Does this man look cold to you?
Sporting nothing but oversized gym shorts and a Bruins jersey, Connor Jackson (MSB ’20) was “not even that cold, dude” at the time of interview. With numerous incidences of snowfall and freezing rain, multiple sources reported the Boston native making the walk from his Village C East dorm room to Leo’s, stepping directly through patches of ice and snow in his Adidas slides.
“This is, like, nothing,” said Jackson as snow piled up on his practically bare feet. “People here have no idea what cold is even like. Last winter back home it didn’t go above zero for three weeks. THREE WEEKS,” the Bostonian repeated again as his eyes widened manically, as though waiting desperately for some indication of disbelief from our correspondent. When our correspondent nodded politely, Jackson continued, “This one time at a Pats game, it snowed three feet before halftime,” as his pupils dilated, and rabies-like foam escaped the corner of his frozen-on sneer.
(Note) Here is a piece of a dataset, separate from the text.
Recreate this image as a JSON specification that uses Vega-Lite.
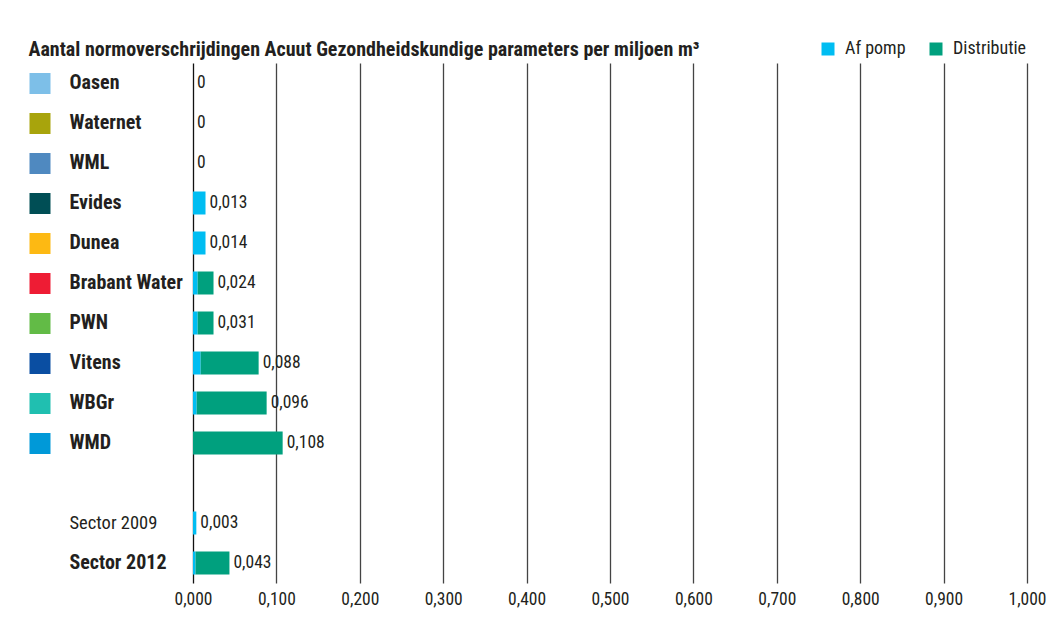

As a passing group of freshmen from California remarked on the temperature to one another, faces invisible under the furry hoods of their parkas staring at Jackson’s exposed legs and feet, the aura of calm superiority returned to his face. “Yeah, I’ll probably walk over to Wingo’s later to pick up food for the game tonight. Weather’s pretty good out,” he said, raising his voice so the passing bundles of fur and down could overhear. Jackson then let out a barely-audible grunt, as the hair on his legs began thickening and turning white.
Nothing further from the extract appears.